Interoperability Problems: Samba, Windows, Rsync and Unicode

Posted by: admin  :  Category: Windows

A late night experience, thank good I got it fixed right away…

Imagine this setup:

  • A Samba file server (primary) and a Windows file server (secondary).
  • A DFS root which points to the Samba server (as primary) and the Windows server (as secondary, which maintains a replica of the primary).
  • An rsync client (cwrsync) is installed on the Windows server to maintain the DFS replica

Imagine the fact:

  • Files/directories which contain special chars (eg. umlauts) in their name copied onto the Samba server end up there correctly (eg. hütte.doc)

Imagine the problem:

  • Files/directories which contain special chars in their named copied through rsync onto the Windows server end up there mangled (eg. hütte.doc)

The reason for this behavious is simple: cwrsync is actually nothing else than traditional rsync compiled as win32-binary using cygwin. Now rsync has one major drawback: it’s not (yet) unicode aware, which means that special characters in file names are not properly converted.

Now there are two ways to fix this. Either replace the bundled cygwin library (cygwin1.dll) with another one which is unicode-aware. You find one at the UTF-8 cygwin project website.
Another possibility would be the use of an alternative tool (anything else than rsync) which is unicode-aware or the .NET based rsync port.

I choose to go the UTF-8 cygwin way, which did the trick for me.

I just downloaded the 1.5.21-1 version (I checked the bundled cygwin1.dll version through properties dialog in explorer first to make sure they match), moved the original cygwin1.dll away and replaced it by the download version instead.

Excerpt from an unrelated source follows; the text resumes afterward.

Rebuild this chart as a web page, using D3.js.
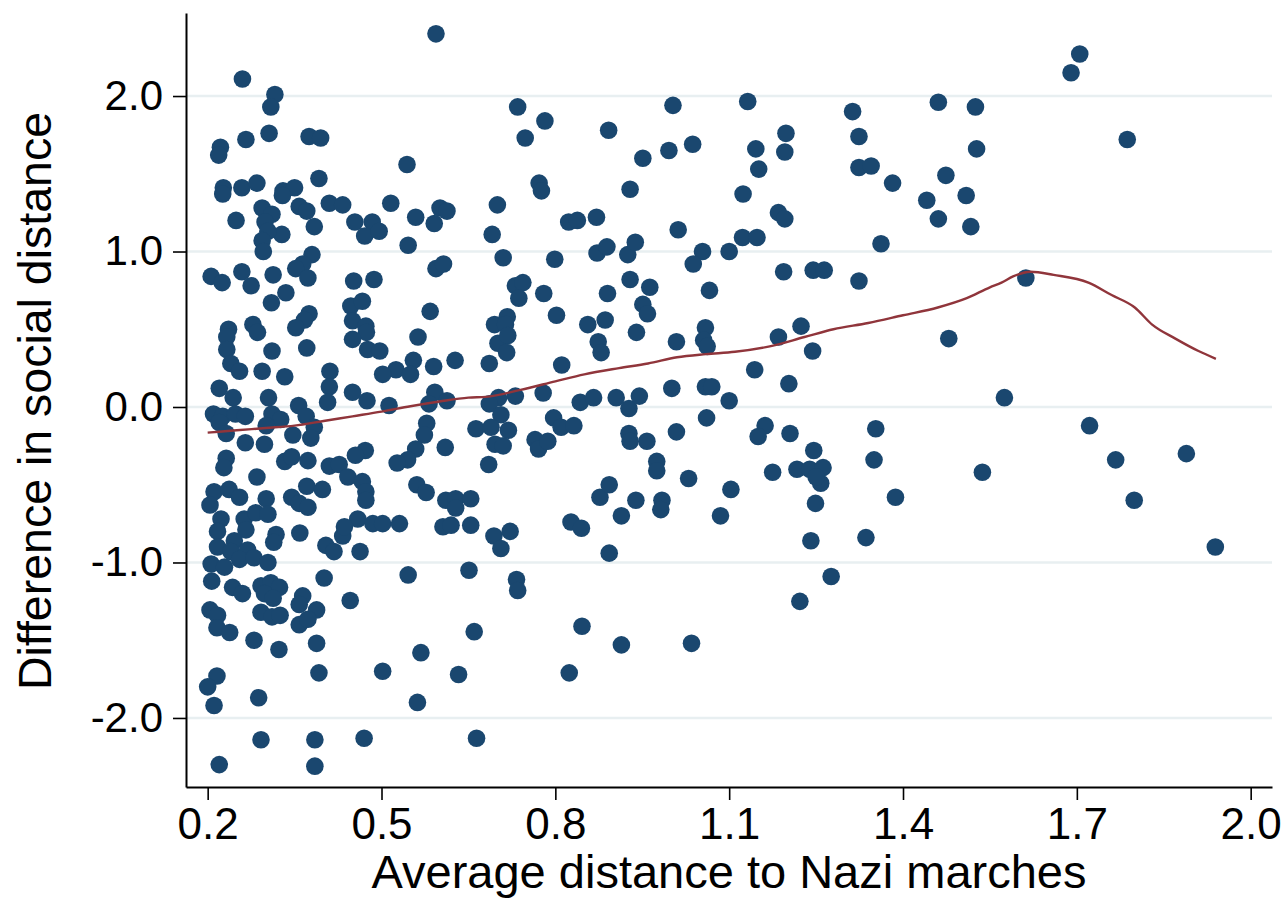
<!DOCTYPE html>
<html>
<head>
<meta charset="utf-8">
<script src="https://cdn.jsdelivr.net/npm/d3@7"></script>
<style>
  body { margin: 0; background: #fff; }
  text { font-family: "Liberation Sans", Arial, sans-serif; fill: #000; }
</style>
</head>
<body>
<div id="chart"></div>
<script>
// ticks
var xTicks = [0.2, 0.5, 0.8, 1.1, 1.4, 1.7, 2.0];
var yTicks = [-2.0, -1.0, 0.0, 1.0, 2.0];

// scatter: [average distance to marches, difference in social distance]
var marchPoints = [
  [0.260,2.11],[0.316,2.01],[0.309,1.93],[0.306,1.76],[0.266,1.72],[0.375,1.74],[0.395,1.73],[0.222,1.67],[0.219,1.62],
  [0.227,1.41],[0.226,1.37],[0.259,1.41],[0.285,1.44],[0.330,1.39],[0.350,1.41],[0.329,1.36],[0.392,1.47],[0.410,1.31],
  [0.249,1.20],[0.294,1.28],[0.311,1.24],[0.299,1.19],[0.358,1.29],[0.371,1.26],[0.328,1.11],[0.384,1.16],[0.304,1.13],
  [0.294,1.07],[0.296,1.00],[0.380,0.98],[0.364,0.92],[0.206,0.84],[0.259,0.87],[0.313,0.85],[0.352,0.89],
  [0.225,0.80],[0.275,0.78],[0.335,0.735],[0.310,0.67],[0.373,0.83],[0.375,0.60],[0.367,0.56],[0.352,0.51],[0.236,0.50],
  [0.233,0.45],[0.278,0.53],[0.286,0.48],[0.311,0.36],[0.371,0.38],[0.233,0.37],[0.240,0.28],[0.255,0.23],[0.294,0.23],
  [0.333,0.195],[0.411,0.23],[0.410,0.13],[0.407,0.03],[0.220,0.12],[0.244,0.06],[0.305,0.06],[0.357,0.01],[0.210,-0.045],
  [0.226,-0.06],[0.248,-0.045],[0.265,-0.06],[0.311,-0.045],[0.326,-0.08],[0.370,-0.06],[0.220,-0.10],[0.232,-0.17],
  [0.301,-0.12],[0.347,-0.18],[0.384,-0.13],[0.378,-0.20],[0.265,-0.23],[0.298,-0.24],[0.333,-0.35],[0.345,-0.32],
  [0.373,-0.345],[0.232,-0.33],[0.228,-0.39],[0.410,-0.38],[0.285,-0.45],[0.301,-0.59],[0.211,-0.545],[0.237,-0.53],
  [0.255,-0.58],[0.204,-0.63],[0.223,-0.72],[0.263,-0.72],[0.283,-0.68],[0.304,-0.69],[0.345,-0.58],[0.371,-0.51],
  [0.398,-0.53],[0.358,-0.62],[0.373,-0.645],
  [0.217,-0.80],[0.266,-0.79],[0.318,-0.82],[0.314,-0.87],[0.359,-0.81],[0.404,-0.89],[0.418,-0.93],[0.217,-0.90],
  [0.246,-0.86],[0.240,-0.93],[0.269,-0.92],[0.206,-1.01],[0.229,-1.03],[0.255,-0.98],[0.280,-0.97],[0.304,-1.00],
  [0.207,-1.12],[0.243,-1.16],[0.260,-1.20],[0.292,-1.15],[0.309,-1.13],[0.324,-1.16],[0.298,-1.20],[0.313,-1.23],
  [0.364,-1.215],[0.358,-1.27],[0.388,-1.305],[0.204,-1.305],[0.217,-1.34],[0.292,-1.32],[0.311,-1.35],[0.325,-1.34],
  [0.358,-1.40],[0.373,-1.365],[0.216,-1.42],[0.238,-1.45],[0.280,-1.50],[0.323,-1.56],[0.388,-1.52],[0.216,-1.73],
  [0.200,-1.80],[0.211,-1.92],[0.288,-1.87],[0.392,-1.71],[0.292,-2.14],[0.385,-2.14],[0.220,-2.30],[0.385,-2.31],
  [0.401,-1.10],[0.433,-0.83],
  [0.594,2.40],[0.544,1.56],[0.433,1.30],[0.516,1.31],[0.454,1.19],[0.484,1.19],[0.471,1.10],[0.496,1.13],[0.559,1.22],
  [0.601,1.28],[0.613,1.26],[0.591,1.18],[0.546,1.04],[0.594,0.89],[0.607,0.92],
  [0.452,0.81],[0.487,0.82],[0.447,0.65],[0.467,0.68],[0.450,0.555],[0.473,0.52],[0.474,0.48],[0.450,0.435],[0.476,0.37],
  [0.497,0.36],[0.584,0.615],[0.563,0.45],[0.555,0.30],[0.525,0.24],[0.502,0.21],[0.550,0.21],[0.590,0.26],[0.627,0.30],
  [0.450,0.095],[0.475,0.04],[0.513,0.01],[0.592,0.095],[0.582,0.02],[0.613,0.04],[0.578,-0.105],[0.574,-0.18],
  [0.559,-0.27],[0.545,-0.34],[0.527,-0.36],[0.610,-0.26],[0.663,-0.14],[0.472,-0.28],[0.455,-0.31],[0.427,-0.37],
  [0.442,-0.45],[0.467,-0.48],[0.473,-0.545],[0.473,-0.60],[0.561,-0.50],[0.577,-0.55],[0.611,-0.60],[0.628,-0.59],
  [0.654,-0.59],[0.628,-0.65],[0.459,-0.72],[0.485,-0.75],[0.502,-0.75],[0.531,-0.75],[0.436,-0.77],[0.606,-0.77],
  [0.620,-0.76],[0.654,-0.76],
  [0.463,-0.93],[0.546,-1.08],[0.651,-1.05],[0.446,-1.245],[0.660,-1.445],[0.568,-1.58],[0.502,-1.70],[0.633,-1.72],
  [0.562,-1.90],[0.470,-2.13],[0.664,-2.13],
  [0.735,1.93],[0.782,1.84],[0.748,1.73],[0.892,1.78],[1.003,1.94],[0.951,1.60],[0.996,1.65],[1.037,1.69],[0.772,1.44],
  [0.776,1.39],[0.929,1.40],[0.700,1.30],[0.691,1.11],[0.823,1.19],[0.838,1.20],[0.871,1.22],[1.012,1.14],[0.710,0.96],
  [0.799,0.95],[0.872,0.99],[0.889,1.03],[0.925,0.98],[0.938,1.06],[1.054,1.00],[1.038,0.92],[1.100,1.00],[0.731,0.78],
  [0.744,0.80],[0.737,0.70],[0.780,0.73],[0.890,0.73],[0.929,0.82],[0.963,0.77],[1.066,0.75],[0.695,0.53],[0.717,0.58],
  [0.714,0.53],[0.802,0.59],[0.856,0.53],[0.886,0.56],[0.951,0.66],[0.959,0.60],[0.940,0.48],[1.009,0.42],[1.059,0.51],
  [1.056,0.43],[1.062,0.39],[0.701,0.41],[0.718,0.46],[0.716,0.35],[0.686,0.28],[0.874,0.42],[0.879,0.35],[0.811,0.27],
  [0.779,0.09],[0.731,0.07],[0.702,0.06],[0.686,0.02],[0.706,-0.05],[0.689,-0.13],[0.719,-0.15],[0.696,-0.24],
  [0.710,-0.25],[0.685,-0.37],[0.843,0.03],[0.866,0.06],[0.905,0.06],[0.927,-0.01],[0.945,0.07],[1.001,0.12],[1.059,0.13],
  [1.070,0.13],[1.100,0.04],[0.797,-0.07],[0.810,-0.13],[0.832,-0.12],[0.765,-0.21],[0.771,-0.27],[0.787,-0.22],
  [0.927,-0.17],[0.929,-0.22],[0.958,-0.22],[1.009,-0.16],[1.061,-0.07],[0.975,-0.35],[0.975,-0.41],[1.030,-0.46],
  [1.103,-0.53],[0.877,-0.58],[0.893,-0.50],[0.939,-0.60],[0.984,-0.60],[0.982,-0.66],[0.914,-0.70],[1.085,-0.70],
  [0.827,-0.74],[0.845,-0.78],[0.694,-0.83],[0.722,-0.80],[0.706,-0.91],[0.893,-0.94],[0.733,-1.11],[0.735,-1.18],
  [0.846,-1.41],[0.914,-1.53],[1.035,-1.52],[0.824,-1.71],
  [1.132,1.965],[1.313,1.90],[1.461,1.96],[1.525,1.93],[1.198,1.76],[1.146,1.66],[1.196,1.64],[1.324,1.74],[1.151,1.53],
  [1.324,1.54],[1.345,1.55],[1.382,1.44],[1.527,1.66],[1.474,1.49],[1.124,1.37],[1.441,1.33],[1.509,1.36],[1.185,1.25],
  [1.196,1.21],[1.461,1.21],[1.517,1.16],[1.123,1.09],[1.148,1.09],[1.362,1.05],[1.194,0.87],[1.245,0.88],[1.264,0.88],
  [1.324,0.81],[1.224,0.52],[1.185,0.45],[1.244,0.36],[1.144,0.24],[1.203,0.15],[1.479,0.44],[1.162,-0.12],[1.150,-0.19],
  [1.205,-0.17],[1.353,-0.14],[1.246,-0.28],[1.350,-0.34],[1.175,-0.42],[1.217,-0.40],[1.239,-0.40],[1.262,-0.39],
  [1.258,-0.49],[1.250,-0.45],[1.537,-0.42],[1.387,-0.58],[1.249,-0.62],[1.336,-0.84],[1.241,-0.86],[1.276,-1.09],
  [1.222,-1.25],
  [1.705,2.27],[1.690,2.15],[1.787,1.72],[1.612,0.83],[1.575,0.06],[1.722,-0.12],[1.767,-0.34],[1.799,-0.60],
  [1.889,-0.30],[1.939,-0.90]
];

// lowess fit
var fitLine = [
  [0.20,-0.165],[0.25,-0.15],[0.30,-0.135],[0.35,-0.12],[0.40,-0.09],[0.45,-0.06],[0.50,-0.03],[0.55,0.005],
  [0.60,0.035],[0.65,0.06],[0.68,0.065],[0.74,0.11],[0.80,0.165],[0.85,0.21],[0.91,0.25],[0.96,0.28],[1.01,0.32],
  [1.06,0.34],[1.11,0.355],[1.17,0.39],[1.23,0.45],[1.28,0.50],[1.34,0.54],[1.40,0.59],[1.46,0.64],[1.51,0.70],
  [1.55,0.77],[1.57,0.80],[1.59,0.84],[1.62,0.87],[1.66,0.85],[1.72,0.80],[1.76,0.72],[1.80,0.64],[1.83,0.53],
  [1.87,0.44],[1.91,0.36],[1.94,0.31]
];

var xTitle = "Average distance to Nazi marches";
var yTitle = "Difference in social distance";

var width = 1288, height = 900;

var svg = d3.select("#chart").append("svg")
  .attr("width", width)
  .attr("height", height);

var x = d3.scaleLinear().domain([0.1626, 2.0368]).range([186, 1272]);
var y = d3.scaleLinear().domain([-2.444, 2.534]).range([787, 13]);

// grid
svg.append("g").selectAll("line").data(yTicks).enter()
  .append("line")
    .attr("x1", 186).attr("x2", 1272)
    .attr("y1", function(d) { return y(d); })
    .attr("y2", function(d) { return y(d); })
    .attr("stroke", "#e8eff1")
    .attr("stroke-width", 2.5);

// points
svg.append("g").selectAll("circle").data(marchPoints).enter()
  .append("circle")
    .attr("cx", function(d) { return x(d[0]); })
    .attr("cy", function(d) { return y(d[1]); })
    .attr("r", 8.8)
    .attr("fill", "#1a476f");

// fit line
var line = d3.line()
  .curve(d3.curveMonotoneX)
  .x(function(d) { return x(d[0]); })
  .y(function(d) { return y(d[1]); });

svg.append("path")
  .datum(fitLine)
  .attr("d", line)
  .attr("fill", "none")
  .attr("stroke", "#90353b")
  .attr("stroke-width", 2.4);

// axes
var fmt = function(d) { return d3.format(".1f")(d).replace("\u2212", "-"); };

svg.append("g")
  .attr("transform", "translate(0,787)")
  .call(d3.axisBottom(x).tickValues(xTicks).tickFormat(fmt).tickSize(13).tickSizeOuter(0).tickPadding(8))
  .selectAll(".tick text").attr("font-size", 44);

svg.append("g")
  .attr("transform", "translate(186,0)")
  .call(d3.axisLeft(y).tickValues(yTicks).tickFormat(fmt).tickSize(13).tickSizeOuter(0).tickPadding(10))
  .selectAll(".tick text").attr("font-size", 42);

svg.selectAll(".domain").attr("stroke", "#000").attr("stroke-width", 2);
svg.selectAll(".tick line").attr("stroke", "#000").attr("stroke-width", 1.6);
svg.selectAll(".tick text").attr("font-family", "Liberation Sans, Arial, sans-serif").attr("fill", "#000");

// titles
svg.append("text")
  .attr("x", 729).attr("y", 888)
  .attr("text-anchor", "middle")
  .attr("font-size", 47)
  .text(xTitle);

svg.append("text")
  .attr("transform", "translate(51,401) rotate(-90)")
  .attr("text-anchor", "middle")
  .attr("font-size", 46.5)
  .text(yTitle);
</script>
</body>
</html>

By the next time I ran cwrsync my filenames would just look as supposed. Wheew, what a night…!

2 Responses to “Interoperability Problems: Samba, Windows, Rsync and Unicode”

  1. ^Rooker Says:

    Thanks for the sharing that information.
    I’ve switched my cygwin1.dll to the UTF-8 version and now I can transfer files with umlauts from windows to linux – and see them correctly through samba.

    There are still some issues with bash displaying the unicode-characters in the filenames as double-question marks (??), but that’s probably some terminal setting.

  2. Tom Says:

    Thanks for sharing… this solved my problem! Thanks!